Gunter Gerlach, Katzenhaar und Blütenstaub, Rotbuch
Katzenhaar und Blütenstaub ist der zweite Kriminalroman Gerlachs
um den Allergiker und Hobbydetektiv Bartzsch. Für den ersten, Kortison,
erhielt er den Deutschen Krimipreis 1995, und das zu Recht. Auch
Katzenhaar und Blütenstaub - erzählt aus der Sicht eines
Freundes von Bartzsch - ist ein überdurchschnittlicher Krimi, wiewohl
er nicht die Klasse von Kortison hat. Das mag schlicht daran liegen,
daß sich viele der Idiosynkrasien Bartzsch' in ihrem Unterhaltungswert
abgenutzt haben. Insofern ist zu hoffen, daß Gerlach, dessen Erfindungsreichtum
wir spätestens seit St. Pauli Weekend wirklich zu schätzen
wissen, sich für seinen nächsten Roman etwas Neues einfallen
läßt.
Robert Gernhardt, Wege zum Ruhm, Haffmans
Gernhardt ist, das ist spätestens seit seinem Band Glück Glanz
Ruhm (der Titel findet nach uns vorliegenden Informationen in gewissen
Kreisen alljährliche Verwendung als Neujahrswunsch), anerkanntenmaßen
Experte in Sachen Ruhm. Sein Wissen teilt er seit neustem jedoch auch mit
seinem Patenkind Horst Streugöbel, und beide teilen es seit noch neuerem
mit den Lesern Gernhadts allerneuesten Buchs. Dies nämlich enthält
nämlich 14 Briefe von Onkel Robert an Horst. Die ersten 13 bilden
das erste Kapitel und geben mannigfache Hilfestellungen - so handeln
sie beipielsweise von der richtigen Herkunft und auch, ja, alles will bedacht
sein, vom richtigen Sterben. Das zweite Kapitel enthält einen sehr
langen Brief und trägt den Namen Die Warnung...
Robert Gernhardt, Weiche Ziele, Haffmans
Ich geh zu Deinem Grabe nicht/Ich steh an Deinem Grabe nicht/Ich knie
vor Deinem Grabe nicht/Ich flieh vor Deinem Grabe nicht -//Du kommst ja
auch nicht/zu meinem/am Ende liegt jeder/in seinem.
Trotz heißt dieses Gedicht Gernhardts, und es steht im
Kapitel Trauer. Und Trauer ist eines von sieben weichen Zielen.

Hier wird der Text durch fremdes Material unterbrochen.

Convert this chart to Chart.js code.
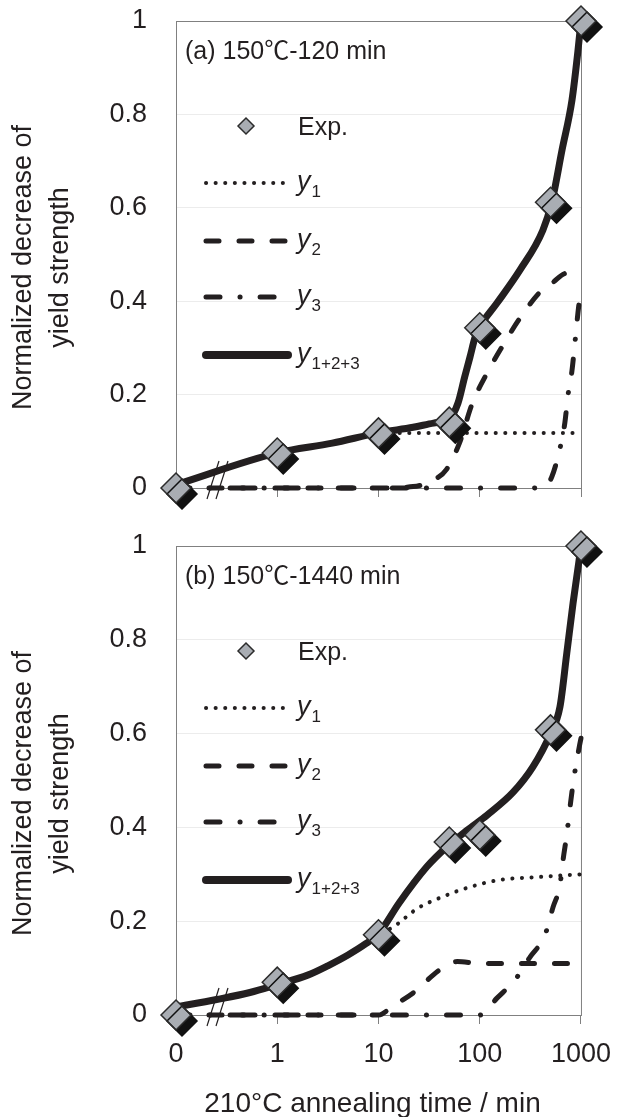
<!DOCTYPE html>
<html>
<head>
<meta charset="utf-8">
<script src="https://cdn.jsdelivr.net/npm/chart.js@4.4.0/dist/chart.umd.min.js"></script>
<style>
  body { margin: 0; background: #fff; width: 617px; height: 1117px; overflow: hidden; }
  canvas { position: absolute; left: 0; }
  #chartA { top: 0; }
  #chartB { top: 510px; }
</style>
</head>
<body>
<canvas id="chartA" width="617" height="510"></canvas>
<canvas id="chartB" width="617" height="607"></canvas>
<script>
// x axis: 0 then one decade per step (axis is broken between 0 and 1)
var xTickLabels = ["0", "1", "10", "100", "1000"];
var yTickValues = [0, 0.2, 0.4, 0.6, 0.8, 1];
var yTickLabels = ["0", "0.2", "0.4", "0.6", "0.8", "1"];

// (a) 150℃-120 min
var expTimeA = [0, 1, 10, 50, 100, 500, 1000];
var expA     = [0, 0.075, 0.118, 0.141, 0.343, 0.612, 1.0];
var sumTimeA = [0, 1, 3.5, 10, 22, 35, 50, 61, 71, 80, 90, 100, 148, 250, 420, 515, 650, 815, 935, 1000];
var sumA     = [0.007, 0.075, 0.096, 0.118, 0.13, 0.139, 0.148, 0.182, 0.238, 0.28, 0.323, 0.345, 0.396, 0.467, 0.552, 0.612, 0.724, 0.831, 0.938, 1.0];
var y1TimeA  = [0, 1, 3.5, 10, 22, 50, 100, 1000];
var y1A      = [0.007, 0.075, 0.096, 0.116, 0.118, 0.118, 0.118, 0.118];
var y2TimeA  = [0, 10, 22, 35, 47, 63, 84, 118, 170, 250, 395, 525, 725, 935, 1000];
var y2A      = [0, 0, 0.003, 0.017, 0.04, 0.096, 0.18, 0.246, 0.306, 0.364, 0.42, 0.44, 0.46, 0.452, 0.45];
var y3TimeA  = [0, 300, 450, 515, 620, 693, 742, 813, 870, 933, 1000];
var y3A      = [0, 0, 0.005, 0.024, 0.085, 0.14, 0.197, 0.25, 0.31, 0.375, 0.43];

// (b) 150℃-1440 min
var expTimeB = [0, 1, 10, 50, 100, 500, 1000];
var expB     = [0, 0.07, 0.171, 0.369, 0.384, 0.608, 1.0];
var sumTimeB = [0, 0.4, 0.73, 1, 2, 3.16, 5, 7.5, 10, 16, 30, 47, 75, 118, 214, 335, 500, 620, 725, 835, 950, 1000];
var sumB     = [0.017, 0.033, 0.048, 0.065, 0.085, 0.105, 0.128, 0.152, 0.173, 0.239, 0.316, 0.358, 0.394, 0.426, 0.475, 0.529, 0.6, 0.657, 0.772, 0.878, 0.964, 1.0];
var y1TimeB  = [0, 0.4, 0.73, 1, 2, 3.16, 5, 7.5, 10, 13.6, 24.6, 43, 80, 158, 365, 1000];
var y1B      = [0.017, 0.033, 0.048, 0.065, 0.085, 0.105, 0.128, 0.152, 0.173, 0.186, 0.228, 0.252, 0.273, 0.288, 0.294, 0.3];
var y2TimeB  = [0, 10, 14, 22, 40, 60, 100, 200, 1000];
var y2B      = [0, 0, 0.02, 0.047, 0.096, 0.114, 0.11, 0.11, 0.11];
var y3TimeB  = [0, 100, 148, 223, 315, 440, 530, 620, 665, 730, 795, 851, 963, 1000];
var y3B      = [0, 0, 0.036, 0.075, 0.124, 0.17, 0.23, 0.277, 0.33, 0.39, 0.458, 0.505, 0.572, 0.59];

var FONT = '"Liberation Sans", Arial, "Noto Sans CJK JP", sans-serif';
var INK = "#231f20";
var AXIS = "#808080";

// position on the axis: linear between 0 and 1, log10 above
function xPos(t) {
  return t <= 1 ? t : 1 + Math.log10(t);
}
function pts(times, vals) {
  return times.map(function (t, i) { return { x: xPos(t), y: vals[i] }; });
}

var DOT = [0.1, 9.5];
var DASH = [13, 20];
var DASHDOT = [14, 20, 0.1, 20];

function drawSub(ctx, x, y, sub) {
  ctx.font = "italic 27px " + FONT;
  ctx.fillText("y", x, y);
  var w = ctx.measureText("y").width;
  ctx.font = "17px " + FONT;
  ctx.fillText(sub, x + w + 1, y + 7);
}

function decoPlugin(title, showXTitle) {
  return {
    id: "deco",
    beforeDatasetsDraw: function (chart) {
      var a = chart.chartArea, ctx = chart.ctx;
      ctx.save();
      ctx.strokeStyle = AXIS;
      ctx.lineWidth = 1;
      ctx.strokeRect(a.left + 0.5, a.top + 0.5, a.right - a.left, a.bottom - a.top);
      ctx.restore();
    },
    beforeDatasetDraw: function (chart, args) {
      if (args.index === 0) {
        var ctx = chart.ctx;
        ctx.shadowColor = "#111";
        ctx.shadowOffsetX = 6;
        ctx.shadowOffsetY = 6;
        ctx.shadowBlur = 0;
      }
    },
    afterDatasetDraw: function (chart, args) {
      if (args.index === 0) {
        var ctx = chart.ctx;
        ctx.shadowColor = "rgba(0,0,0,0)";
        ctx.shadowOffsetX = 0;
        ctx.shadowOffsetY = 0;
      }
    },
    afterDraw: function (chart) {
      var a = chart.chartArea, ctx = chart.ctx;
      var lx = a.left, ty = a.top;
      var y0 = chart.scales.y.getPixelForValue(0);
      ctx.save();
      ctx.fillStyle = INK;
      ctx.strokeStyle = INK;

      // y axis title
      ctx.save();
      ctx.translate(24, (a.top + a.bottom) / 2 + 13);
      ctx.rotate(-Math.PI / 2);
      ctx.font = "27px " + FONT;
      ctx.textAlign = "center";
      ctx.textBaseline = "middle";
      ctx.fillText("Normalized decrease of", 0, 0);
      ctx.fillText("yield strength", 0, 37);
      ctx.restore();

      // axis break marks
      ctx.lineWidth = 1.2;
      [37, 46].forEach(function (dx) {
        ctx.beginPath();
        ctx.moveTo(lx + dx + 6, y0 - 27);
        ctx.lineTo(lx + dx - 6, y0 + 11);
        ctx.stroke();
      });

      // panel title
      ctx.font = "25px " + FONT;
      ctx.textAlign = "left";
      ctx.textBaseline = "alphabetic";
      ctx.fillText(title, lx + 9, ty + 38);

      // legend: Exp.
      var ey = ty + 105, ex = lx + 70, r = 8;
      ctx.beginPath();
      ctx.moveTo(ex - r, ey); ctx.lineTo(ex, ey - r); ctx.lineTo(ex + r, ey); ctx.lineTo(ex, ey + r);
      ctx.closePath();
      ctx.fillStyle = "#a9adb3";
      ctx.fill();
      ctx.lineWidth = 1.5;
      ctx.strokeStyle = "#2b2b2b";
      ctx.stroke();
      ctx.fillStyle = INK;
      ctx.strokeStyle = INK;
      ctx.font = "25px " + FONT;
      ctx.fillText("Exp.", lx + 122, ey + 9);

      // legend: model lines
      var rows = [
        { dy: 162, dash: DOT, w: 4, sub: "1" },
        { dy: 220, dash: DASH, w: 5, sub: "2" },
        { dy: 276, dash: DASHDOT, w: 5, sub: "3" },
        { dy: 334, dash: [], w: 8, sub: "1+2+3" }
      ];
      rows.forEach(function (row) {
        var yy = ty + row.dy;
        ctx.save();
        ctx.lineWidth = row.w;
        ctx.lineCap = "round";
        ctx.setLineDash(row.dash);
        ctx.beginPath();
        ctx.moveTo(lx + 30, yy);
        ctx.lineTo(lx + 112, yy);
        ctx.stroke();
        ctx.restore();
        drawSub(ctx, lx + 121, yy + 7, row.sub);
      });

      // x axis title
      if (showXTitle) {
        ctx.font = "28px " + FONT;
        ctx.textAlign = "center";
        ctx.fillText("210°C annealing time / min", (a.left + a.right) / 2 - 6, chart.height - 5);
      }
      ctx.restore();
    }
  };
}

function makeChart(id, d, title, showX, padTop, xHeight) {
  var lineDs = function (data, dash, w) {
    return {
      data: data, borderColor: INK, borderWidth: w, borderDash: dash,
      borderCapStyle: "round", pointRadius: 0, fill: false,
      cubicInterpolationMode: "monotone", clip: false
    };
  };
  return new Chart(document.getElementById(id), {
    type: "line",
    data: {
      datasets: [
        {
          data: pts(d.expT, d.exp), showLine: false, pointStyle: "rectRot",
          pointRadius: 15, pointBackgroundColor: "#a9adb3", pointBorderColor: "#2b2b2b",
          pointBorderWidth: 1.5, clip: false
        },
        lineDs(pts(d.sumT, d.sum), [], 7),
        lineDs(pts(d.y1T, d.y1), DOT, 4),
        lineDs(pts(d.y2T, d.y2), DASH, 5),
        lineDs(pts(d.y3T, d.y3), DASHDOT, 5)
      ]
    },
    options: {
      responsive: false,
      animation: false,
      devicePixelRatio: 1,
      layout: { padding: { top: padTop, right: 36, left: 0, bottom: 0 } },
      plugins: { legend: { display: false }, tooltip: { enabled: false } },
      scales: {
        x: {
          type: "linear", min: 0, max: 4,
          afterBuildTicks: function (s) { s.ticks = [0, 1, 2, 3, 4].map(function (v) { return { value: v }; }); },
          ticks: {
            display: showX, padding: 6, color: INK,
            font: { family: FONT, size: 27, lineHeight: 1.8 },
            callback: function (v, i) { return xTickLabels[i]; }
          },
          grid: { drawOnChartArea: false, drawTicks: true, tickLength: 9, color: AXIS },
          border: { display: false },
          afterFit: function (s) { s.height = xHeight; }
        },
        y: {
          min: 0, max: 1,
          afterBuildTicks: function (s) { s.ticks = yTickValues.map(function (v) { return { value: v }; }); },
          ticks: {
            padding: 0, color: INK,
            font: { family: FONT, size: 27 },
            callback: function (v, i) { return yTickLabels[i]; }
          },
          grid: {
            drawTicks: true, tickLength: 29, tickColor: "rgba(0,0,0,0)",
            color: function (c) { return (c.tick && (c.tick.value === 0 || c.tick.value === 1)) ? "rgba(0,0,0,0)" : "#ececec"; }
          },
          border: { display: false },
          afterFit: function (s) { s.width = 176; }
        }
      }
    },
    plugins: [decoPlugin(title, showX)]
  });
}

makeChart("chartA", {
  expT: expTimeA, exp: expA, sumT: sumTimeA, sum: sumA,
  y1T: y1TimeA, y1: y1A, y2T: y2TimeA, y2: y2A, y3T: y3TimeA, y3: y3A
}, "(a) 150℃-120 min", false, 21, 22);

makeChart("chartB", {
  expT: expTimeB, exp: expB, sumT: sumTimeB, sum: sumB,
  y1T: y1TimeB, y1: y1B, y2T: y2TimeB, y2: y2B, y3T: y3TimeB, y3: y3B
}, "(b) 150℃-1440 min", true, 36, 102);
</script>
</body>
</html>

Gernhardts Gedichte aus dem Jahrzehnt von 1984 bis 1994 sind zwar nachdenklicher
als die aus, sagen wir, Wörtersee, aber sie untermauern seine
Stellung als einer der beiden großartigsten Stilisten zeitgenössischer
deutschsprachiger Literatur.
E.W. Heine, An Bord der Titanic, Goldmann
E.W. Heine ist der deutsche Großmeister des Makabren, und seine Geschichten
halten allesamt dem Vergleich mit Roald Dahl oder dem unserer Ansicht nach
noch besseren Stanley Ellin stand. An Bord der Titanic versammelt
17 seiner neuesten Miniaturen, und, wenn man spannende Träume wünscht,
ist der Band nachgerade ideal für das Nachttischchen...
Hans Lebert, Das weiße Gesicht, Europaverlag
Sieben Erzählungen versammelt dieser überaus bemerkenswerte Band
des radikalen Sprachkünstlers, wie DIE ZEIT, auf deren Urteil
man ja manchmal wenigstens vertrauen kann, den 1993 verstorbenen Neffen
Alban Bergs einst nannte. Alle handeln sie von der Brüchigkeit des
zivilisierten Lebens, davon wie Kleinigkeiten Leben ändern können.
Begleitet werden sie von einem klugen Essay Jürgen Eqyptiens.